Task prompt: Transcribe the listing that follows in full, omitting pictures.

Data extract:
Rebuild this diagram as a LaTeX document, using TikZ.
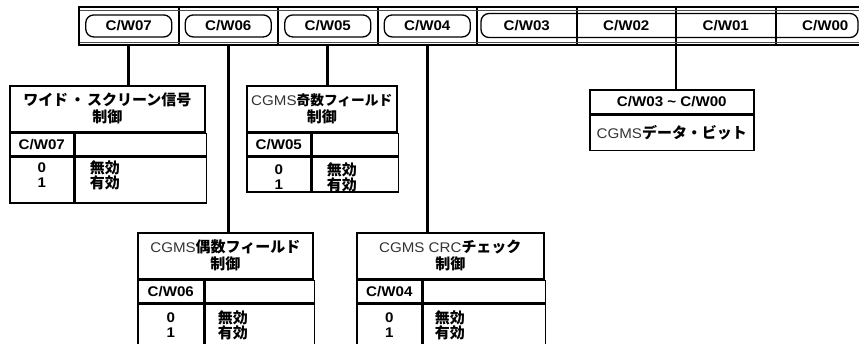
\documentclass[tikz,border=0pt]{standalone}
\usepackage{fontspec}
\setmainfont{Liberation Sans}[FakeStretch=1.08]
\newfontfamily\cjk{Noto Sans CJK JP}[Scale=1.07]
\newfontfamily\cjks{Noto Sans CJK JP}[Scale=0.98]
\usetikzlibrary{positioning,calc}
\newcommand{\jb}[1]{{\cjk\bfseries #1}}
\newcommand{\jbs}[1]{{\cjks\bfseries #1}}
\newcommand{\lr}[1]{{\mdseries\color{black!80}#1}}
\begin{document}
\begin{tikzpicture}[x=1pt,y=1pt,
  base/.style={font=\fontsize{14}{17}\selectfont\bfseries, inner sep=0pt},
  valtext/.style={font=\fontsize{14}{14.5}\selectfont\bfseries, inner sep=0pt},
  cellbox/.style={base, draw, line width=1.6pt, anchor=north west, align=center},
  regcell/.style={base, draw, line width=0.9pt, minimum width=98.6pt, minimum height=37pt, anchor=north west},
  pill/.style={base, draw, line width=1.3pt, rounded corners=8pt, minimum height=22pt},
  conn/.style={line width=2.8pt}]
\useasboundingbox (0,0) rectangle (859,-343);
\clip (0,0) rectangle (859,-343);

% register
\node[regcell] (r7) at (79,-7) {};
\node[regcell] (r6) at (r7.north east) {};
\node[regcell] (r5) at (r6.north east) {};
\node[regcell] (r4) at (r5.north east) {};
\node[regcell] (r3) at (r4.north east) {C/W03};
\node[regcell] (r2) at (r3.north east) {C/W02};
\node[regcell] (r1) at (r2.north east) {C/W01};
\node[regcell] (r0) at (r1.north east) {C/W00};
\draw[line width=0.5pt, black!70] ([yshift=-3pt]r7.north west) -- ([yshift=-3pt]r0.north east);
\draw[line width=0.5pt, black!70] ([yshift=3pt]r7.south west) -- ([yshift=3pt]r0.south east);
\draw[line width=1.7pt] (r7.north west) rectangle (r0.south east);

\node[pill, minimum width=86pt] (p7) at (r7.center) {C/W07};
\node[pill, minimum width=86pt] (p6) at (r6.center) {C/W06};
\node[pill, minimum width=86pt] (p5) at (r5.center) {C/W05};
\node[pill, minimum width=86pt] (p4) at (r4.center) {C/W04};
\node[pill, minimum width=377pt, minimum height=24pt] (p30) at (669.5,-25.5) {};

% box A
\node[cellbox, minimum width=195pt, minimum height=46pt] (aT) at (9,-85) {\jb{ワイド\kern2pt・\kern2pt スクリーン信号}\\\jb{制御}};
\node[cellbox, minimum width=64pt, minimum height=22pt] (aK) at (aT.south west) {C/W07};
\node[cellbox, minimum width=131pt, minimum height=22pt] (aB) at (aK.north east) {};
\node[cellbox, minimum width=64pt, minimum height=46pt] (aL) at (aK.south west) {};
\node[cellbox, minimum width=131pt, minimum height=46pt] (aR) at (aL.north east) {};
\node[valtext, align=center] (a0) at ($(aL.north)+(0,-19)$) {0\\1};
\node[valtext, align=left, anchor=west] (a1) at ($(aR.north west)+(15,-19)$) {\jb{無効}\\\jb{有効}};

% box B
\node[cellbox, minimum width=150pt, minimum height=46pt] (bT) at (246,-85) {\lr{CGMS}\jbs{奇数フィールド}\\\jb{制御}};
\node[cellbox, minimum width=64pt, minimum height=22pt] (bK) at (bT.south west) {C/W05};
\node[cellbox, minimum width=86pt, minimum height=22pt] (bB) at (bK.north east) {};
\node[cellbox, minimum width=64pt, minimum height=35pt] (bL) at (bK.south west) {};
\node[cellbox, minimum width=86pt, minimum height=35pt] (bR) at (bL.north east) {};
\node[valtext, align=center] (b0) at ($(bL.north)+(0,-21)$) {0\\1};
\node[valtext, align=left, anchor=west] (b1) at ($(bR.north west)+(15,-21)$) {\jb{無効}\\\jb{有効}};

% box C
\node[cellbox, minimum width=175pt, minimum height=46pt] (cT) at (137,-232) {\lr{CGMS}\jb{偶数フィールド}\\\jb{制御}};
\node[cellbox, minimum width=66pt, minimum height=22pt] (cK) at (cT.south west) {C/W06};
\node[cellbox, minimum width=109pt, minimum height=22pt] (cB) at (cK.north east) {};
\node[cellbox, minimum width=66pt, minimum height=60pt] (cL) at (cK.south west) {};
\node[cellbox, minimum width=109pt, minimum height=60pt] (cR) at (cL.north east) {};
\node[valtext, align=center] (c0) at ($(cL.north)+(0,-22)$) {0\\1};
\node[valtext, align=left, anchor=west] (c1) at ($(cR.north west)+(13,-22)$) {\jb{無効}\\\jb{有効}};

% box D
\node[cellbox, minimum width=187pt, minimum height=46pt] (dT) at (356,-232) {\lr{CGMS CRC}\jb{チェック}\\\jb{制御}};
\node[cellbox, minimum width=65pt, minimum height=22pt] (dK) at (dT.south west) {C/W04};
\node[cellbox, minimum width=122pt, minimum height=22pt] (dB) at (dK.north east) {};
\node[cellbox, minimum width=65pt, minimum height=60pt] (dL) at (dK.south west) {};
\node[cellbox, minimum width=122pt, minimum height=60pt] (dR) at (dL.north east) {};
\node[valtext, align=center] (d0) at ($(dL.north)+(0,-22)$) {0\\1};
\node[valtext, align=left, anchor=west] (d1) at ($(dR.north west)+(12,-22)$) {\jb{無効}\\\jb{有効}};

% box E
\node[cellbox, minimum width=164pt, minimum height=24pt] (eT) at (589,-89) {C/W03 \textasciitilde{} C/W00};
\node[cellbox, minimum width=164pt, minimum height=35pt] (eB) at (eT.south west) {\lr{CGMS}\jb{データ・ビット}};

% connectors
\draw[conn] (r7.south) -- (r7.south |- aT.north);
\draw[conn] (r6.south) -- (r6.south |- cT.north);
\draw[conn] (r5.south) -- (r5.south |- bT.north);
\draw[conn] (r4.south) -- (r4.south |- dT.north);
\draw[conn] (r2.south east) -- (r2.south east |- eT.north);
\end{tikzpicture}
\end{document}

Answer to the problem:
Rebuild this diagram as a LaTeX document, using TikZ.
\documentclass[tikz,border=0pt]{standalone}
\usepackage{fontspec}
\setmainfont{Liberation Sans}[FakeStretch=1.08]
\newfontfamily\cjk{Noto Sans CJK JP}[Scale=1.07]
\newfontfamily\cjks{Noto Sans CJK JP}[Scale=0.98]
\usetikzlibrary{positioning,calc}
\newcommand{\jb}[1]{{\cjk\bfseries #1}}
\newcommand{\jbs}[1]{{\cjks\bfseries #1}}
\newcommand{\lr}[1]{{\mdseries\color{black!80}#1}}
\begin{document}
\begin{tikzpicture}[x=1pt,y=1pt,
  base/.style={font=\fontsize{14}{17}\selectfont\bfseries, inner sep=0pt},
  valtext/.style={font=\fontsize{14}{14.5}\selectfont\bfseries, inner sep=0pt},
  cellbox/.style={base, draw, line width=1.6pt, anchor=north west, align=center},
  regcell/.style={base, draw, line width=0.9pt, minimum width=98.6pt, minimum height=37pt, anchor=north west},
  pill/.style={base, draw, line width=1.3pt, rounded corners=8pt, minimum height=22pt},
  conn/.style={line width=2.8pt}]
\useasboundingbox (0,0) rectangle (859,-343);
\clip (0,0) rectangle (859,-343);

% register
\node[regcell] (r7) at (79,-7) {};
\node[regcell] (r6) at (r7.north east) {};
\node[regcell] (r5) at (r6.north east) {};
\node[regcell] (r4) at (r5.north east) {};
\node[regcell] (r3) at (r4.north east) {C/W03};
\node[regcell] (r2) at (r3.north east) {C/W02};
\node[regcell] (r1) at (r2.north east) {C/W01};
\node[regcell] (r0) at (r1.north east) {C/W00};
\draw[line width=0.5pt, black!70] ([yshift=-3pt]r7.north west) -- ([yshift=-3pt]r0.north east);
\draw[line width=0.5pt, black!70] ([yshift=3pt]r7.south west) -- ([yshift=3pt]r0.south east);
\draw[line width=1.7pt] (r7.north west) rectangle (r0.south east);

\node[pill, minimum width=86pt] (p7) at (r7.center) {C/W07};
\node[pill, minimum width=86pt] (p6) at (r6.center) {C/W06};
\node[pill, minimum width=86pt] (p5) at (r5.center) {C/W05};
\node[pill, minimum width=86pt] (p4) at (r4.center) {C/W04};
\node[pill, minimum width=377pt, minimum height=24pt] (p30) at (669.5,-25.5) {};

% box A
\node[cellbox, minimum width=195pt, minimum height=46pt] (aT) at (9,-85) {\jb{ワイド\kern2pt・\kern2pt スクリーン信号}\\\jb{制御}};
\node[cellbox, minimum width=64pt, minimum height=22pt] (aK) at (aT.south west) {C/W07};
\node[cellbox, minimum width=131pt, minimum height=22pt] (aB) at (aK.north east) {};
\node[cellbox, minimum width=64pt, minimum height=46pt] (aL) at (aK.south west) {};
\node[cellbox, minimum width=131pt, minimum height=46pt] (aR) at (aL.north east) {};
\node[valtext, align=center] (a0) at ($(aL.north)+(0,-19)$) {0\\1};
\node[valtext, align=left, anchor=west] (a1) at ($(aR.north west)+(15,-19)$) {\jb{無効}\\\jb{有効}};

% box B
\node[cellbox, minimum width=150pt, minimum height=46pt] (bT) at (246,-85) {\lr{CGMS}\jbs{奇数フィールド}\\\jb{制御}};
\node[cellbox, minimum width=64pt, minimum height=22pt] (bK) at (bT.south west) {C/W05};
\node[cellbox, minimum width=86pt, minimum height=22pt] (bB) at (bK.north east) {};
\node[cellbox, minimum width=64pt, minimum height=35pt] (bL) at (bK.south west) {};
\node[cellbox, minimum width=86pt, minimum height=35pt] (bR) at (bL.north east) {};
\node[valtext, align=center] (b0) at ($(bL.north)+(0,-21)$) {0\\1};
\node[valtext, align=left, anchor=west] (b1) at ($(bR.north west)+(15,-21)$) {\jb{無効}\\\jb{有効}};

% box C
\node[cellbox, minimum width=175pt, minimum height=46pt] (cT) at (137,-232) {\lr{CGMS}\jb{偶数フィールド}\\\jb{制御}};
\node[cellbox, minimum width=66pt, minimum height=22pt] (cK) at (cT.south west) {C/W06};
\node[cellbox, minimum width=109pt, minimum height=22pt] (cB) at (cK.north east) {};
\node[cellbox, minimum width=66pt, minimum height=60pt] (cL) at (cK.south west) {};
\node[cellbox, minimum width=109pt, minimum height=60pt] (cR) at (cL.north east) {};
\node[valtext, align=center] (c0) at ($(cL.north)+(0,-22)$) {0\\1};
\node[valtext, align=left, anchor=west] (c1) at ($(cR.north west)+(13,-22)$) {\jb{無効}\\\jb{有効}};

% box D
\node[cellbox, minimum width=187pt, minimum height=46pt] (dT) at (356,-232) {\lr{CGMS CRC}\jb{チェック}\\\jb{制御}};
\node[cellbox, minimum width=65pt, minimum height=22pt] (dK) at (dT.south west) {C/W04};
\node[cellbox, minimum width=122pt, minimum height=22pt] (dB) at (dK.north east) {};
\node[cellbox, minimum width=65pt, minimum height=60pt] (dL) at (dK.south west) {};
\node[cellbox, minimum width=122pt, minimum height=60pt] (dR) at (dL.north east) {};
\node[valtext, align=center] (d0) at ($(dL.north)+(0,-22)$) {0\\1};
\node[valtext, align=left, anchor=west] (d1) at ($(dR.north west)+(12,-22)$) {\jb{無効}\\\jb{有効}};

% box E
\node[cellbox, minimum width=164pt, minimum height=24pt] (eT) at (589,-89) {C/W03 \textasciitilde{} C/W00};
\node[cellbox, minimum width=164pt, minimum height=35pt] (eB) at (eT.south west) {\lr{CGMS}\jb{データ・ビット}};

% connectors
\draw[conn] (r7.south) -- (r7.south |- aT.north);
\draw[conn] (r6.south) -- (r6.south |- cT.north);
\draw[conn] (r5.south) -- (r5.south |- bT.north);
\draw[conn] (r4.south) -- (r4.south |- dT.north);
\draw[conn] (r2.south east) -- (r2.south east |- eT.north);
\end{tikzpicture}
\end{document}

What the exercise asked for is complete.